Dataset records

***

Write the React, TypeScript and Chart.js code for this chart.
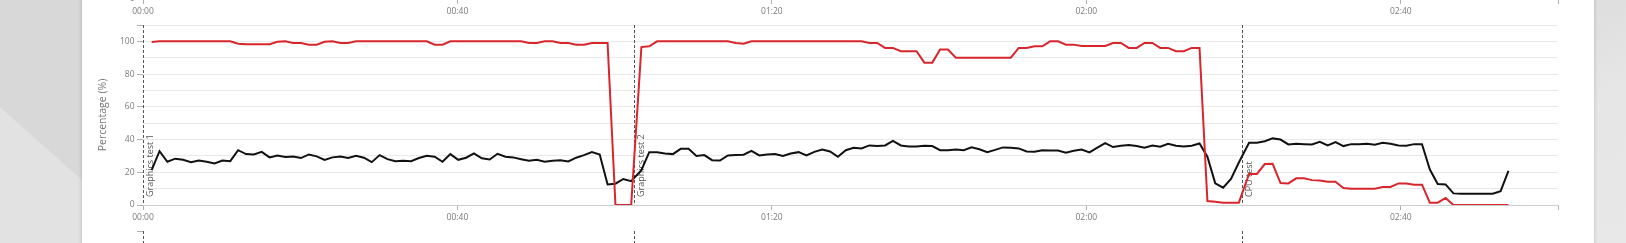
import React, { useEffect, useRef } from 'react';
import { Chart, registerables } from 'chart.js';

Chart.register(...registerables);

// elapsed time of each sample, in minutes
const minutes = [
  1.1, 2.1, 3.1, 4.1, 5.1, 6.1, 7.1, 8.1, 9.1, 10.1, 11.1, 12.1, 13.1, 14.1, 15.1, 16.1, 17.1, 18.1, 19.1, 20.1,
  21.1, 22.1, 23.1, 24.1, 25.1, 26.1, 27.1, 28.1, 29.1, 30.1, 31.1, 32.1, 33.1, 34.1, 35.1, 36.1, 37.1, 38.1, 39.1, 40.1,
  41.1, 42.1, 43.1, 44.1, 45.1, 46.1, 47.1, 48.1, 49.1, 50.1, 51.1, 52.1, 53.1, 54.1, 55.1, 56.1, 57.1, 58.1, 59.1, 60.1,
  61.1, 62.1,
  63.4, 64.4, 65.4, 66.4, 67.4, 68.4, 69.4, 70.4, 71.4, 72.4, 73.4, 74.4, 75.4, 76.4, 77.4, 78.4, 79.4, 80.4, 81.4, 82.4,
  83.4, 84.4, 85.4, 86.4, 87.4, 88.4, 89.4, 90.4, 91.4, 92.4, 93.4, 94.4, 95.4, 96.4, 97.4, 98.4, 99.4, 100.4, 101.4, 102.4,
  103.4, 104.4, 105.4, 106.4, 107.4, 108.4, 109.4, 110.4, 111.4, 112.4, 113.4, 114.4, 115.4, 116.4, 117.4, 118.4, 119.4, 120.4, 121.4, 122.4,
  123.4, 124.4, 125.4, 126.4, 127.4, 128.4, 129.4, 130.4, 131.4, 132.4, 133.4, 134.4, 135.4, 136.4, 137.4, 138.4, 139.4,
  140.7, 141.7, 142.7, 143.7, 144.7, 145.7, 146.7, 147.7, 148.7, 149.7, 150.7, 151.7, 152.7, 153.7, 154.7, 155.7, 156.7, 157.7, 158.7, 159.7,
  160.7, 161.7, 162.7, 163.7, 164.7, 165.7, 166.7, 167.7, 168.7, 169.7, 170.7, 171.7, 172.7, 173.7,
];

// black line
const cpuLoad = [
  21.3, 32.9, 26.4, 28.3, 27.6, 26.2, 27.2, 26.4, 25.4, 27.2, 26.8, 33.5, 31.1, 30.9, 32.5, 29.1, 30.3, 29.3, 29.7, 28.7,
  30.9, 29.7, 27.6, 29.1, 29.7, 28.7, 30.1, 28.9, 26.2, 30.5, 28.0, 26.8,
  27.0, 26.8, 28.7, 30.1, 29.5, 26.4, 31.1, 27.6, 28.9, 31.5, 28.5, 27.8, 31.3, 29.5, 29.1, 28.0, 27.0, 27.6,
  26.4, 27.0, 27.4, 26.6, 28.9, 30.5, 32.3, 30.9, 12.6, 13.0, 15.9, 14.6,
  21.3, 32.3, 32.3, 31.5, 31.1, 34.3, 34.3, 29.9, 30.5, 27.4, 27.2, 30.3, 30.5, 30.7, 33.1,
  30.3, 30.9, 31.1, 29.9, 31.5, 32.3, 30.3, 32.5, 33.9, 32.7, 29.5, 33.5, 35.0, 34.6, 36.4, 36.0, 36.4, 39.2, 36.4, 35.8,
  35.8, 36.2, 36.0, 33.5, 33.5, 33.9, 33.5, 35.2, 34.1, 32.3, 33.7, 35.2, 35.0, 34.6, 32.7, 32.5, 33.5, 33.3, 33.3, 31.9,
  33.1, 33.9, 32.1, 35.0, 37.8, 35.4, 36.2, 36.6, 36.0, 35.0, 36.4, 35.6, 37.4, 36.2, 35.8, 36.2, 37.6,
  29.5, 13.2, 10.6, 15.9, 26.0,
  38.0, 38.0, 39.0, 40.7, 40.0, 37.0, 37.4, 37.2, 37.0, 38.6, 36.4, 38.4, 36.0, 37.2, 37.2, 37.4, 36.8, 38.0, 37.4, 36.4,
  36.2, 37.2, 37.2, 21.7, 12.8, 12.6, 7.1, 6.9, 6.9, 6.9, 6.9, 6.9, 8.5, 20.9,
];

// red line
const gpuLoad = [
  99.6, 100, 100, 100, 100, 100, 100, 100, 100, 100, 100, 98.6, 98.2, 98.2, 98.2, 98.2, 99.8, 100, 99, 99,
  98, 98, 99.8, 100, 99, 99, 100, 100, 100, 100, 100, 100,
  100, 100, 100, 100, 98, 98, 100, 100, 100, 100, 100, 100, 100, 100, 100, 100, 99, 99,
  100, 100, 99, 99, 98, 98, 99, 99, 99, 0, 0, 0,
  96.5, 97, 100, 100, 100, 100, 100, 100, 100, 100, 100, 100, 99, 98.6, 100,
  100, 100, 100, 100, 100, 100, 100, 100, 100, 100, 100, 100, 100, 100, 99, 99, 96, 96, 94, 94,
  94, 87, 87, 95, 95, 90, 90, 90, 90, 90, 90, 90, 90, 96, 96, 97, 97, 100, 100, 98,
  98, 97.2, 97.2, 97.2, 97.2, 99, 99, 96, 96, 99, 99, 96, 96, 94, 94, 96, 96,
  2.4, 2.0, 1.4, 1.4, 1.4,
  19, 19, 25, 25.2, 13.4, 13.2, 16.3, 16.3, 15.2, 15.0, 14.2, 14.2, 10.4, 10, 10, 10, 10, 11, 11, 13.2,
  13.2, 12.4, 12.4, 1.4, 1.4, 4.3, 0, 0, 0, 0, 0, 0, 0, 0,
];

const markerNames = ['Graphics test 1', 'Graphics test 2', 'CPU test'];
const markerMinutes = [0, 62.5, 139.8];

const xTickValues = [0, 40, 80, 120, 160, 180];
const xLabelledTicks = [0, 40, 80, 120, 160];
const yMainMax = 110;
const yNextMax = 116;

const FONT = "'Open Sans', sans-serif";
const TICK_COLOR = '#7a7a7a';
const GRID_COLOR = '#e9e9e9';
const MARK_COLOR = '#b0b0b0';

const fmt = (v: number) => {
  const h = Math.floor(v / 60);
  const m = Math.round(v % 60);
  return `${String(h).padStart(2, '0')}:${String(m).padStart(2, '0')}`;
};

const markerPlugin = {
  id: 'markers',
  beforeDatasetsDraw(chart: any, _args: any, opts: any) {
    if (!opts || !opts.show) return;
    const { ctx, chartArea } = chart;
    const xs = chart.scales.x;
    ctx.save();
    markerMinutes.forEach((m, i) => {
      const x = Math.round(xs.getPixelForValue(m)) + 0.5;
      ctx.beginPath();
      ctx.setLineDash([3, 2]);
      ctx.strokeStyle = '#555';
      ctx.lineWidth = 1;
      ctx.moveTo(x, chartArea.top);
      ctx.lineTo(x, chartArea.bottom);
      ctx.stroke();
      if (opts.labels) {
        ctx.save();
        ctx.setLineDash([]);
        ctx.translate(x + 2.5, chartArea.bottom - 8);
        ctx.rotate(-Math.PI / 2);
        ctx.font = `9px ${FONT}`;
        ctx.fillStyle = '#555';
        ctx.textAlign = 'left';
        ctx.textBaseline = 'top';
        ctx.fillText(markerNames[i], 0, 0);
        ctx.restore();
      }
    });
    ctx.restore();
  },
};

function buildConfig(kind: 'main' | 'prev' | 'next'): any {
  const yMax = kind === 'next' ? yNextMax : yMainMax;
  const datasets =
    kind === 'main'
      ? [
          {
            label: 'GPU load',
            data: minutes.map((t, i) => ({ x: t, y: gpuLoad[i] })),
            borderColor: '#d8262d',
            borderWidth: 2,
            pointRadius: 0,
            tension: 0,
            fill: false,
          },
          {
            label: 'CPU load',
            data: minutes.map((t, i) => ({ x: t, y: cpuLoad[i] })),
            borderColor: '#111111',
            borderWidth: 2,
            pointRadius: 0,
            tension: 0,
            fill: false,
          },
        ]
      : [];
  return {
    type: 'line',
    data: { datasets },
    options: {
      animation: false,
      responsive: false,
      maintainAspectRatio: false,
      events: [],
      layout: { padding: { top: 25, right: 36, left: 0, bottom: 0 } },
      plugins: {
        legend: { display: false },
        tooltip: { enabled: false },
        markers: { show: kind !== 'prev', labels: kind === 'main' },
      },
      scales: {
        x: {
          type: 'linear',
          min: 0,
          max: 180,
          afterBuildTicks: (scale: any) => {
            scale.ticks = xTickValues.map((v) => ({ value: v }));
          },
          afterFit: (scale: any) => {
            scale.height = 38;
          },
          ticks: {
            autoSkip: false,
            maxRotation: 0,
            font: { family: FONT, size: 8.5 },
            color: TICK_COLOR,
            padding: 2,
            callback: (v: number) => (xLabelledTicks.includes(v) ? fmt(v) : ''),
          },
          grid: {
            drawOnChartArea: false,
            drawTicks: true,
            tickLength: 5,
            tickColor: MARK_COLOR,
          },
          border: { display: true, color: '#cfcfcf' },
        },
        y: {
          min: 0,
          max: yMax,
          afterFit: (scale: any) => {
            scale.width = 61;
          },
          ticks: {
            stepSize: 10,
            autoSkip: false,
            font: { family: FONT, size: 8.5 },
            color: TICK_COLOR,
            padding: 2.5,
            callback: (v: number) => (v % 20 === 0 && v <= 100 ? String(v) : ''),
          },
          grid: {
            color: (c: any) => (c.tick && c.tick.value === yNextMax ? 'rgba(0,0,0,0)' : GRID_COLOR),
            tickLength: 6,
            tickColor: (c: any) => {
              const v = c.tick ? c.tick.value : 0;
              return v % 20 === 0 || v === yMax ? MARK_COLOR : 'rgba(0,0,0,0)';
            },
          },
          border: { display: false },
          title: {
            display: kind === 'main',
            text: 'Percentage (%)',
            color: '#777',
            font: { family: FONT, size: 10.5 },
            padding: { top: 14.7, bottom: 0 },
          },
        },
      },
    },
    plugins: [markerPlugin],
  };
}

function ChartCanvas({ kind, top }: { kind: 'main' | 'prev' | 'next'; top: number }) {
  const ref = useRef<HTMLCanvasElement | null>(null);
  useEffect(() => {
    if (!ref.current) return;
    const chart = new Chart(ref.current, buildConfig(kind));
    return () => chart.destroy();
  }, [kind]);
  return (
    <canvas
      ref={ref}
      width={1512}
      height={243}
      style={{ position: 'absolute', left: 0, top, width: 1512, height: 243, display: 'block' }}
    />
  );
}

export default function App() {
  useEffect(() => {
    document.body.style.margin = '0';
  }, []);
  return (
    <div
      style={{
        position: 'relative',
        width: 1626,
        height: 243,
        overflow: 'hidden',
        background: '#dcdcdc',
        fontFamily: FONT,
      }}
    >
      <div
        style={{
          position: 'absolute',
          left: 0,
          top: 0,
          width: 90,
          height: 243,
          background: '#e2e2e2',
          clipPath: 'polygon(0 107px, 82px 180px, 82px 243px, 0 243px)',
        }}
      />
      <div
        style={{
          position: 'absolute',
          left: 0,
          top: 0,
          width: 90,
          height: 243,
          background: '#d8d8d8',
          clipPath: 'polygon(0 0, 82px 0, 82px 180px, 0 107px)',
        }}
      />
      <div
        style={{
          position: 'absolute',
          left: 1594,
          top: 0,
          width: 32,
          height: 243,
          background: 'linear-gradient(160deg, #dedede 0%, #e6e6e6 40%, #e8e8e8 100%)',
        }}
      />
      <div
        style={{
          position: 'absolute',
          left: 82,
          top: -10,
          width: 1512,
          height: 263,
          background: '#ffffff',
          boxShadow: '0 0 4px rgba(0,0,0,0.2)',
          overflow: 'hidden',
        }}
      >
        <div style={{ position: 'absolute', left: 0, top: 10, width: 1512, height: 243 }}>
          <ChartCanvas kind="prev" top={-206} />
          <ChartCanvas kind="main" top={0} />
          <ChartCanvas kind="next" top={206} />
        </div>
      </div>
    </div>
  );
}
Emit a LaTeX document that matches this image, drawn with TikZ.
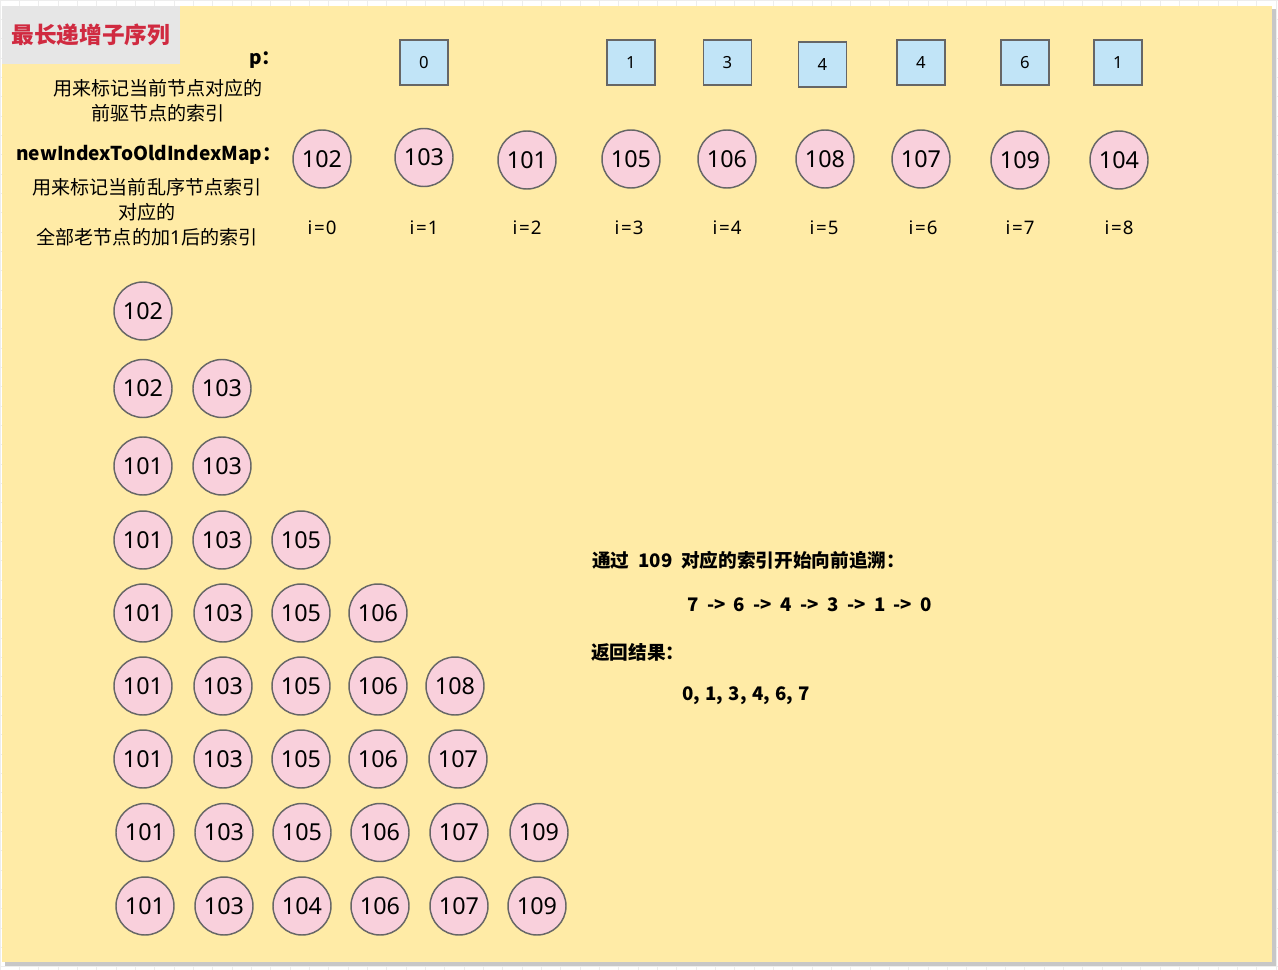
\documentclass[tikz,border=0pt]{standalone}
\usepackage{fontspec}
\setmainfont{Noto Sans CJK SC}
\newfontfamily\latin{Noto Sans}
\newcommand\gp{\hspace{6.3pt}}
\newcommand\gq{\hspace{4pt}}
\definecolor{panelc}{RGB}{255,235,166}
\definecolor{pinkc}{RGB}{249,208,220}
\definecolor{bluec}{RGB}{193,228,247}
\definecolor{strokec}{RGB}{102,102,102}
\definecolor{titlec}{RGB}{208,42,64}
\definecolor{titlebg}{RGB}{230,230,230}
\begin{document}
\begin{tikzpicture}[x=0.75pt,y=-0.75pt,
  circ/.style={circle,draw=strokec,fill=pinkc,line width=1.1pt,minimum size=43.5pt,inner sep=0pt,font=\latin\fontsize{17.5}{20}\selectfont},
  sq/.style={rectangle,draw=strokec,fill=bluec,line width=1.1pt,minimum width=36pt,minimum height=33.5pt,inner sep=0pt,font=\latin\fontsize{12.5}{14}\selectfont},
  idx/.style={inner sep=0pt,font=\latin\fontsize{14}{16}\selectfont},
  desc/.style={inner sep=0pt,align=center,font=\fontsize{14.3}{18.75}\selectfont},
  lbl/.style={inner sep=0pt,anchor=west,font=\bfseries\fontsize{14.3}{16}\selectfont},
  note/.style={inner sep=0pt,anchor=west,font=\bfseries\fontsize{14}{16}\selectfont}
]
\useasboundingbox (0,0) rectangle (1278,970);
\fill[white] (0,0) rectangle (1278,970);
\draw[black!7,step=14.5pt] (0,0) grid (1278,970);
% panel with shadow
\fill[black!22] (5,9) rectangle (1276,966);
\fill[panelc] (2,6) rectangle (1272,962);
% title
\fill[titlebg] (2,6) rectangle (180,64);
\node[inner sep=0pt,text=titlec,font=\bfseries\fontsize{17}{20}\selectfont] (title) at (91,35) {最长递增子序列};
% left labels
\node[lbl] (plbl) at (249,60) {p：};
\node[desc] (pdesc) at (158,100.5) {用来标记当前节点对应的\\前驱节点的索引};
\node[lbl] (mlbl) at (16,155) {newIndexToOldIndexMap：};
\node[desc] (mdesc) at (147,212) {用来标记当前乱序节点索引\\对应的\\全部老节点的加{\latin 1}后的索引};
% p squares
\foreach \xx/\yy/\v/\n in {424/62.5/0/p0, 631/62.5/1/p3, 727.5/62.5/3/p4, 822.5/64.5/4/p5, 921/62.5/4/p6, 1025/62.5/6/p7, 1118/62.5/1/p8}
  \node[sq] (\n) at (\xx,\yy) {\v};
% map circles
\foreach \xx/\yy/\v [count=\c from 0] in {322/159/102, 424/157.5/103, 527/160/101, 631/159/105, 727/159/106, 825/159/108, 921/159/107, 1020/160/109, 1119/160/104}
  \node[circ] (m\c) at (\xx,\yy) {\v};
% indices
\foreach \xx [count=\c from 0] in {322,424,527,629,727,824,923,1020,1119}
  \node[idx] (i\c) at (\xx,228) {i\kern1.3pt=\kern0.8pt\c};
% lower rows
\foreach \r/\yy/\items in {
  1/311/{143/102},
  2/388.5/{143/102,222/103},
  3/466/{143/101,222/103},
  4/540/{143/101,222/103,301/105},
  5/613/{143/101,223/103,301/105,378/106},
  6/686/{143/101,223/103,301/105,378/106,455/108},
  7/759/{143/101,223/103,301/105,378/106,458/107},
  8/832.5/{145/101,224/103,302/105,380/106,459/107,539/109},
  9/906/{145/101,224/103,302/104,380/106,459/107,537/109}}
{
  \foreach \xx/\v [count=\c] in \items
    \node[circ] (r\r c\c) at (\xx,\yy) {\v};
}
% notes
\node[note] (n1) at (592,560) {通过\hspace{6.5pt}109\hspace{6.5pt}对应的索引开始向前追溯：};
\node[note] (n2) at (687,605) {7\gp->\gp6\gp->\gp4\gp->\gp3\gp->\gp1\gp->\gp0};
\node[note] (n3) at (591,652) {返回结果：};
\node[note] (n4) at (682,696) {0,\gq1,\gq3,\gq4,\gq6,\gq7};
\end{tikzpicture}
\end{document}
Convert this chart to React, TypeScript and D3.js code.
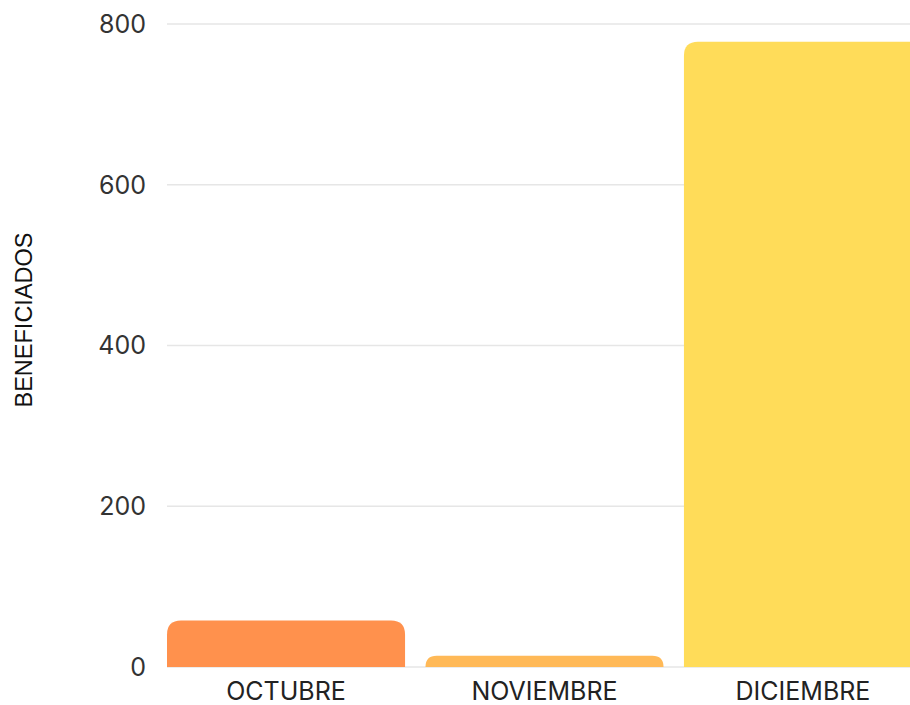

***

Everything from the first line of the entries through the line that contains "Chart.register(...registerables);" is to be reproduced exactly, except the pictures.

Write the React, TypeScript and Chart.js code for this chart.
import React, { useEffect, useRef } from 'react';
import { Chart, registerables } from 'chart.js';

Chart.register(...registerables);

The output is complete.